Entertainment media reporting on the first-look image has framed it as closer to the original game-era Croft while still fitting a contemporary production style. That is a useful way for Amazon to signal “this is the Lara you know” without promising a throwback that would feel out of step with how audiences now consume franchise TV.
Why Sophie Turner changes the texture of the role
Turner’s casting isn’t only about recognisability. Her screen presence tends to be internal — the slow build of a reaction, the calculation behind a choice, the way a character learns to hold power. That skill set can shift Lara away from the action-figure archetype and toward something more psychologically legible: someone brilliant, brave, and occasionally self-destructive.
That’s where the “different” feeling begins to take shape. Earlier portrayals have defined Croft through the lens of their time. Angelina Jolie’s Lara was a high-gloss, early-2000s action star — larger than life, often winking at the camera. Alicia Vikander’s version leaned into vulnerability and endurance, built around survival and a more grounded physicality.
A Turner-led series can split the difference: iconic silhouette and franchise confidence, but with enough time to explore loneliness, obsession, inherited wealth, institutional privilege, and what it means to keep choosing danger when you don’t have to. TV makes space for those contradictions, and Turner’s acting profile suggests the show will want to use that space.
There is also the obvious meta-text: Turner inherits a character with baggage — about gaze, agency, and who gets to be the centre of an adventure story. A reboot that acknowledges that history without being trapped by it is more likely to land with both longtime fans and new viewers.
A bigger supporting cast hints at a wider world
Amazon’s public cast information points to an ensemble that extends beyond “Lara and the mission”. Reports and official notes list a range of characters around her, including Sigourney Weaver and Jason Isaacs among the higher-profile names, alongside characters drawn from Croft’s wider orbit such as Zip and Winston (as reported by outlets including Entertainment Weekly and People).
An ensemble approach can do two things at once: it can ground Lara in a network of relationships (which raises stakes beyond the immediate action), and it can widen the show’s sense of place — institutional rooms, rival circles, family history, old money, academic power, tech support, and betrayal. For a character famous for solitary tomb-running, that is a meaningful shift.
If the series leans into those dynamics, it could finally turn Lara’s world into something more than a sequence of locations. The best modern adventure stories aren’t just about where the hero goes — they’re about what the hero keeps running from.
What this reboot seems to be aiming for
It’s too early to claim tone with certainty from a single image.

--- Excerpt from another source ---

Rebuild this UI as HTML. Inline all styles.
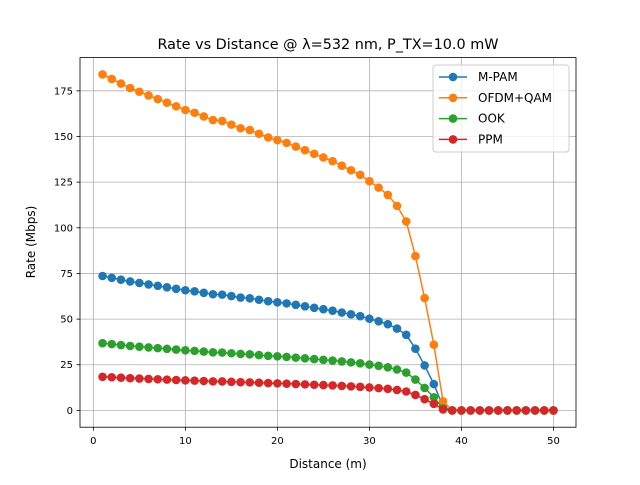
<!DOCTYPE html>
<html><head><meta charset="utf-8"><style>
body{margin:0;background:#fff}
svg{font-family:"DejaVu Sans","Liberation Sans",sans-serif}
</style></head><body>
<svg id="chart" width="640" height="480" xmlns="http://www.w3.org/2000/svg">
<rect width="640" height="480" fill="#fff"/>
<text x="328" y="49" font-size="14.4" text-anchor="middle">Rate vs Distance @ λ=532 nm, P_TX=10.0 mW</text>
<g id="grid"></g><g id="series"></g>
<rect x="80" y="57.6" width="496" height="369.6" fill="none" stroke="#000" stroke-width="0.8"/>
<g id="axes"></g>
<text x="328" y="468" font-size="12" text-anchor="middle">Distance (m)</text>
<text transform="translate(35,242) rotate(-90)" font-size="12" text-anchor="middle">Rate (Mbps)</text>
<g id="legend"></g>
</svg>
<script>
const distances=[1,2,3,4,5,6,7,8,9,10,11,12,13,14,15,16,17,18,19,20,21,22,23,24,25,26,27,28,29,30,31,32,33,34,35,36,37,38,39,40,41,42,43,44,45,46,47,48,49,50];
const ofdm=[184,181.5,179,176.5,174.5,172.5,170.5,168.5,166.5,164.5,163,161,159,158.5,156.5,154.5,153.5,151.5,149.5,148,146.5,144.5,142.5,140.5,138.5,136.5,134,131.5,129,125.5,122,118,112,103.5,84.5,61.5,36,5,0,0,0,0,0,0,0,0,0,0,0,0];
const mpam=[73.6,72.6,71.6,70.6,69.8,69,68.2,67.4,66.6,65.8,65.2,64.4,63.6,63.4,62.6,61.8,61.4,60.6,59.8,59.2,58.6,57.8,57,56.2,55.4,54.6,53.6,52.6,51.6,50.2,48.8,47.2,44.8,41.4,33.8,24.6,14.4,2,0,0,0,0,0,0,0,0,0,0,0,0];
const ook=[36.8,36.3,35.8,35.3,34.9,34.5,34.1,33.7,33.3,32.9,32.6,32.2,31.8,31.7,31.3,30.9,30.7,30.3,29.9,29.6,29.3,28.9,28.5,28.1,27.7,27.3,26.8,26.3,25.8,25.1,24.4,23.6,22.4,20.7,16.9,12.3,7.2,1,0,0,0,0,0,0,0,0,0,0,0,0];
const ppm=[18.4,18.15,17.9,17.65,17.45,17.25,17.05,16.85,16.65,16.45,16.3,16.1,15.9,15.85,15.65,15.45,15.35,15.15,14.95,14.8,14.65,14.45,14.25,14.05,13.85,13.65,13.4,13.15,12.9,12.55,12.2,11.8,11.2,10.35,8.45,6.15,3.6,0.5,0,0,0,0,0,0,0,0,0,0,0,0];
const xTicks=[0,10,20,30,40,50];
const yTicks=[0,25,50,75,100,125,150,175];
const seriesNames=["M-PAM","OFDM+QAM","OOK","PPM"];
const seriesColors=["#1f77b4","#ff7f0e","#2ca02c","#d62728"];
const NS="http://www.w3.org/2000/svg";
const X0=80,X1=576,Y0=57.6,Y1=427.2,xmin=-1.45,xmax=52.45,ymin=-9.2,ymax=193.2;
const sx=v=>X0+(v-xmin)/(xmax-xmin)*(X1-X0);
const sy=v=>Y1-(v-ymin)/(ymax-ymin)*(Y1-Y0);
function mk(tag,attrs,parent){const e=document.createElementNS(NS,tag);for(const k in attrs)e.setAttribute(k,attrs[k]);parent.appendChild(e);return e;}
const grid=document.getElementById('grid'),axes=document.getElementById('axes');
xTicks.forEach(t=>{const x=sx(t);
 const g=mk('line',{x1:x,x2:x,y1:Y0,y2:Y1,stroke:'#b0b0b0','stroke-width':0.8},grid);
 
 mk('line',{x1:x,x2:x,y1:Y1,y2:Y1+3.5,stroke:'#000','stroke-width':0.8},axes);
 const l=mk('text',{x:x,y:Y1+17,'font-size':10,'text-anchor':'middle'},axes);l.textContent=t;
 });
yTicks.forEach(t=>{const y=sy(t);
 const g=mk('line',{x1:X0,x2:X1,y1:y,y2:y,stroke:'#b0b0b0','stroke-width':0.8},grid);
 
 mk('line',{x1:X0-3.5,x2:X0,y1:y,y2:y,stroke:'#000','stroke-width':0.8},axes);
 const l=mk('text',{x:X0-7,y:y+3.5,'font-size':10,'text-anchor':'end'},axes);l.textContent=t;
 });
const data=[mpam,ofdm,ook,ppm];
const sg=document.getElementById('series');
data.forEach((arr,i)=>{const g=mk('g',{},sg);
 
 
 mk('polyline',{points:arr.map((v,j)=>sx(distances[j])+','+sy(v)).join(' '),fill:'none',stroke:seriesColors[i],'stroke-width':1.5},g);
 arr.forEach((v,j)=>{const c=mk('circle',{cx:sx(distances[j]),cy:sy(v),r:4.3,fill:seriesColors[i]},g);
  });});
const lg=document.getElementById('legend');
const box=mk('rect',{x:433,y:65,width:136,height:87,fill:'#fff','fill-opacity':0.8,stroke:'#ccc',rx:3},lg);

seriesNames.forEach((n,i)=>{const y=77+i*20.8;const g=mk('g',{},lg);
 
 mk('line',{x1:439,x2:467,y1:y,y2:y,stroke:seriesColors[i],'stroke-width':1.5},g);
 mk('circle',{cx:453,cy:y,r:4.3,fill:seriesColors[i]},g);
 const t=mk('text',{x:478,y:y+4,'font-size':12},g);t.textContent=n;});
</script>
</body></html>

But the signals are there: a lead actor associated with long-form character arcs; a creative lead known for sharp writing and emotional consequence; a franchise reintroduced with iconography intact; a supporting cast that suggests a broader world than “the next temple”.
In other words, this looks less like a reboot trying to prove Lara Croft can exist in 2026, and more like a reboot assuming she can — and asking what happens next when the character is allowed to grow over multiple chapters.
For readers who want the bigger picture on how the Tomb Raider universe is being refreshed beyond screen adaptations, you can also read our deep-dive on the franchise’s modern game era here: Lara Croft Returns: Legacy of Atlantis and the biggest Tomb Raider game moment in 20 years.
Prime Video has not announced a release date in its official updates so far. Until then, the first-look image serves as a clear statement of intent: this Lara Croft is aiming to be iconic again — but on a longer, deeper runway than past reboots ever had.